# Repurposing Fermtroller as Brewpi



## gwb (13/3/15)

Hello to all. Came across the Brewpi setup in my readings recently and thought it looked like an interesting toy. I already have a RaspberryPi sitting in a corner unloved as well as a working Fermtroller box (also unloved and out of work)based on the brewtroller board v3.3.
I was thinking that it shouldn't be too hard to get the Brewpi arduino code to work on the brewtroller Sanguino based board. Haven't really looked into this too far as yet, but was just wondering if anybody else had had similar thoughts? 

But then it might be easier to just buy the arduino board and follow a well trodden path, but where's the fun in that?


----------



## Dunkelbrau (15/3/15)

The arduino is pretty cheap so I'd just go that route.

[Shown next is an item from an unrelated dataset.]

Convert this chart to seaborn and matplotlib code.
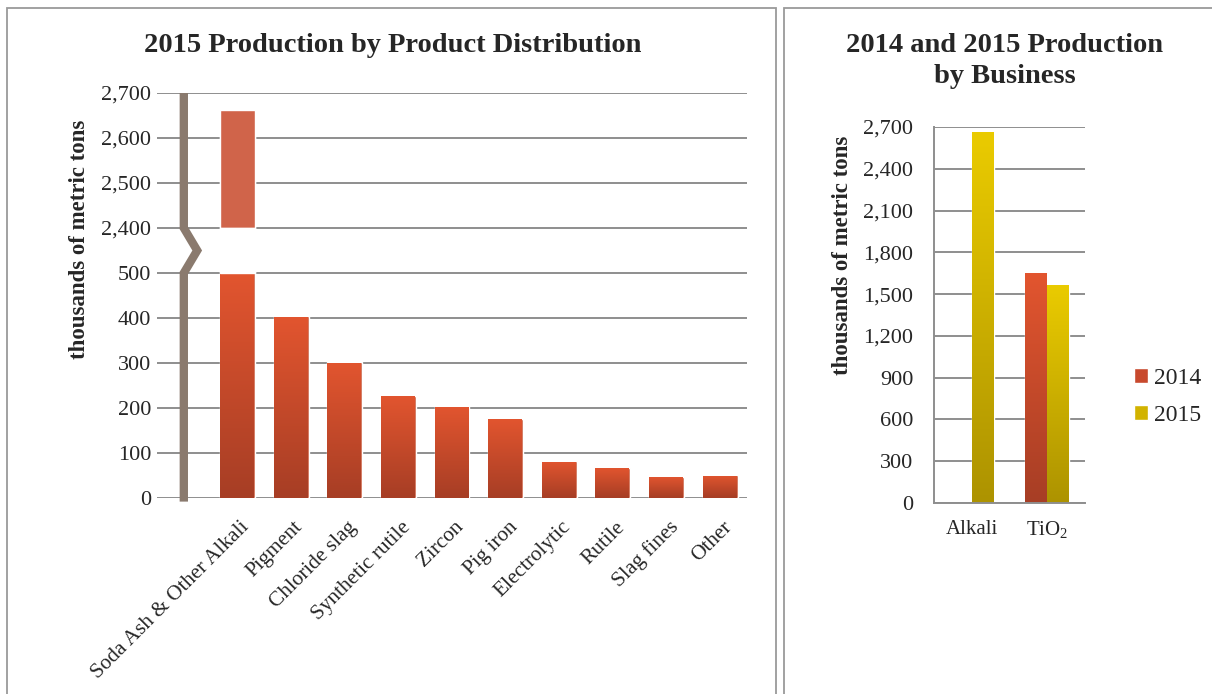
import matplotlib
matplotlib.use('Agg')
import matplotlib.pyplot as plt
import numpy as np
import pandas as pd
import seaborn as sns
from matplotlib.colors import LinearSegmentedColormap
from matplotlib.patches import Patch, Rectangle
from matplotlib.transforms import ScaledTranslation

# ---- data ----
products = ['Soda Ash & Other Alkali', 'Pigment', 'Chloride slag', 'Synthetic rutile',
            'Zircon', 'Pig iron', 'Electrolytic', 'Rutile', 'Slag fines', 'Other']
production_2015 = [2662, 404, 302, 227, 204, 176, 82, 67, 47, 51]

businesses = ['Alkali', 'TiO2']
business_labels = ['Alkali', 'TiO$_2$']
years = ['2014', '2015']
business_2014 = [0, 1651]
business_2015 = [2663, 1565]

left_ticks = [0, 100, 200, 300, 400, 500, 2400, 2500, 2600, 2700]
right_ticks = [0, 300, 600, 900, 1200, 1500, 1800, 2100, 2400, 2700]

# broken axis: 500 -> 2400 squeezed into one grid step
LO, HI, STEP = 500, 2400, 100


def fwd(y):
    y = np.asarray(y, dtype=float)
    return np.where(y <= LO, y / STEP,
                    np.where(y >= HI, LO / STEP + 1 + (y - HI) / STEP,
                             LO / STEP + (y - LO) / (HI - LO)))


def inv(s):
    s = np.asarray(s, dtype=float)
    return np.where(s <= LO / STEP, s * STEP,
                    np.where(s >= LO / STEP + 1, HI + (s - LO / STEP - 1) * STEP,
                             LO + (s - LO / STEP) * (HI - LO)))


RED_TOP, RED_BOT = '#E2552F', '#A73E25'
YEL_TOP, YEL_BOT = '#EACB00', '#AD9300'
GRID = '#8E8E8E'

sns.set_style('white')
plt.rcParams['font.family'] = ['Liberation Serif', 'DejaVu Serif']
plt.rcParams['mathtext.fontset'] = 'custom'
plt.rcParams['mathtext.rm'] = 'Liberation Serif'


def paint_gradient(ax, patch, bottom_color, top_color, cap=None):
    h = patch.get_height()
    if not np.isfinite(h) or h <= 0:
        return
    x0, y0, w = patch.get_x(), patch.get_y(), patch.get_width()
    y1 = y0 + h if cap is None else min(y0 + h, cap)
    cmap = LinearSegmentedColormap.from_list('grad', [bottom_color, top_color])
    ax.imshow(np.linspace(0, 1, 128).reshape(-1, 1), cmap=cmap, origin='lower',
              extent=(x0, x0 + w, y0, y1), aspect='auto', interpolation='bilinear',
              zorder=patch.get_zorder() + 0.1)


W, H = 1212, 694
fig = plt.figure(figsize=(W / 100, H / 100), dpi=100)

# panel frames
fig.add_artist(Rectangle((7 / W, -0.05), (776 - 7) / W, 1.05 - 8 / H, transform=fig.transFigure,
                         fill=False, edgecolor='#9A9A9A', lw=1.3))
fig.add_artist(Rectangle((784 / W, -0.05), 0.5, 1.05 - 8 / H, transform=fig.transFigure,
                         fill=False, edgecolor='#9A9A9A', lw=1.3))

# ---- left: product distribution ----
ax1 = fig.add_axes([157 / W, 1 - 498 / H, 590 / W, 405 / H])
df_left = pd.DataFrame({'Product': products, 'Production': production_2015})
sns.barplot(data=df_left, x='Product', y='Production', order=products, color=RED_TOP,
            width=0.65, errorbar=None, ax=ax1)
ax1.set_yscale('function', functions=(fwd, inv))

for patch in ax1.containers[0]:
    paint_gradient(ax1, patch, RED_BOT, RED_TOP, cap=LO)
    h = patch.get_height()
    if h > HI:
        ax1.bar(patch.get_x(), h - HI, bottom=HI, width=patch.get_width(), align='edge',
                color='#D0644A', zorder=3)
        ax1.bar(patch.get_x(), HI - LO, bottom=LO, width=patch.get_width(), align='edge',
                color='white', zorder=3)

ax1.plot([-1, -1, -0.75, -1, -1], [-8, LO, float(inv(LO / STEP + 0.5)), HI, 2700],
         color='#8A7A6E', lw=6, solid_capstyle='butt', solid_joinstyle='miter',
         clip_on=False, zorder=4)

ax1.set_xlim(-1.5, 9.5)
ax1.set_ylim(0, 2700)
ax1.set_yticks(left_ticks)
ax1.set_yticklabels([f'{t:,}' for t in left_ticks])
ax1.yaxis.grid(True, color=GRID, lw=1.4)
ax1.set_axisbelow(True)
for s in ax1.spines.values():
    s.set_visible(False)
ax1.tick_params(axis='y', length=0, pad=4, labelsize=16)
ax1.tick_params(axis='x', length=0, pad=19, labelsize=15.3)
ax1.set_xticks(range(len(products)))
ax1.set_xticklabels(products, rotation=45, ha='right', va='center', rotation_mode='anchor')
for lab in ax1.get_xticklabels():
    lab.set_transform(lab.get_transform() + ScaledTranslation(0.09, 0, fig.dpi_scale_trans))
ax1.set_xlabel('')
ax1.set_ylabel('')

# ---- right: production by business ----
ax2 = fig.add_axes([934 / W, 1 - 503 / H, 151 / W, 376 / H])
df_right = pd.DataFrame({
    'Business': businesses * 2,
    'Year': [years[0]] * len(businesses) + [years[1]] * len(businesses),
    'Production': business_2014 + business_2015,
})
sns.barplot(data=df_right, x='Business', y='Production', hue='Year', order=businesses,
            hue_order=years, palette=[RED_TOP, YEL_TOP], width=0.58, errorbar=None,
            legend=False, ax=ax2)
for cont, (bot, top) in zip(ax2.containers, [(RED_BOT, RED_TOP), (YEL_BOT, YEL_TOP)]):
    for patch in cont:
        paint_gradient(ax2, patch, bot, top)

ax2.set_xlim(-0.5, 1.5)
ax2.set_ylim(0, 2700)
ax2.set_yticks(right_ticks)
ax2.set_yticklabels([f'{t:,}' for t in right_ticks])
ax2.yaxis.grid(True, color=GRID, lw=1.4)
ax2.set_axisbelow(True)
ax2.spines['top'].set_visible(False)
ax2.spines['right'].set_visible(False)
for s in ('left', 'bottom'):
    ax2.spines[s].set_color(GRID)
    ax2.spines[s].set_linewidth(1.4)
ax2.tick_params(axis='y', length=0, pad=15, labelsize=16)
ax2.tick_params(axis='x', length=0, pad=12, labelsize=15)
ax2.set_xticks(range(len(businesses)))
ax2.set_xticklabels(business_labels)
ax2.set_xlabel('')
ax2.set_ylabel('')

handles = [Patch(facecolor='#C8492D', label=years[0]), Patch(facecolor='#D2B300', label=years[1])]
fig.legend(handles=handles, loc='center left', bbox_to_anchor=(1113 / W, 1 - 397 / H),
           frameon=False, fontsize=17, handlelength=0.6, handleheight=0.6,
           handletextpad=0.25, labelspacing=0.7)

# ---- titles and axis labels ----
fig.text(393 / W, 1 - 45 / H, '2015 Production by Product Distribution',
         ha='center', va='center', fontsize=20.5, fontweight='bold')
fig.text(1005 / W, 1 - 61 / H, '2014 and 2015 Production\nby Business',
         ha='center', va='center', fontsize=20.5, fontweight='bold', linespacing=1.28)
fig.text(80 / W, 1 - 239 / H, 'thousands of metric tons', rotation=90,
         ha='center', va='center', fontsize=16.5, fontweight='bold')
fig.text(843 / W, 1 - 255 / H, 'thousands of metric tons', rotation=90,
         ha='center', va='center', fontsize=16.5, fontweight='bold')

fig.savefig('out.png', dpi=100)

The dual relay boards are also pretty cheap!


----------



## srm (15/3/15)

Although the BrewPi code is readily available, I doubt that reworking the code is either a cost or time effective option considering the under $5 cost of an Arduino Uno R3.


----------



## glenos (15/3/15)

I run my ferment fridge direct off a Rasp Pi with a relay board, no arduino.

Happy to share my code.


----------



## djar007 (15/3/15)

It's the brew pi shield that you need. And an Arduino. Raspberry pi just allows you better logging and WiFi etc.

Edit. Or your own relay control as above.


----------



## gwb (17/3/15)

Thanks for your interest and replies. I've ordered an Arduino Uno. Meanwhile I've installed Atmel Studio, downloaded the Sanguino plugin, configured the brewpi arduino firmware (removed the encoder and display from the build) and managed to build the system. Next step is to try and upload to the brewtroller board. I shall report back here with any progress. Thanks again for dropping by.


----------



## gwb (27/3/15)

Still progressing this little project.
RaspberryPi is loaded with brewpi now. Tried to upload the new firmware to the brewtroller using the brewpi scripts but that was a no go. In the end after a bit more reading and learning I installed the arduino IDE on the raspberry and uploaded the file manually with avrdude. Had to use 38400 baud and set the controller to arduino before it would work... just like a bought one. Well nearly.

So now I have brewpi running on the brewtroller but without support for the display and encoder. Also, the brewpi web interface detects a number of digital devices but doesn't see the temperature sensors. Will probably have to dig a little deeper to work that one out, but I'm now confident I can make it work as it should and so swap between fermtroller and brewpi as I need / want.

Funnily enough, just when I'd reached this point, in fact the very day, the arduino uno arrived in the post. Should be a comparatively simple job to get that toy up and running, but what am I going to do with two of them? Will just have to get another fridge and fermenter and brew more beer.


----------



## MastersBrewery (27/3/15)

temp sensors for brewpi run off A4 pin, can't remember brewtrollers onewire.


----------



## gwb (25/4/15)

Thanks for the tip MastersBrewery.

Had a quick look at fermtroller and it seems to use pin5. Did a quick change and rebuild, but no data coming back. Will have to dig a bit deeper. I'm a bit time poor at the moment... hence the slow/late reply but I'll keep on with this. Also have everything I need for the real Brewpi so I'll put that together first I think. 

Thanks again.


----------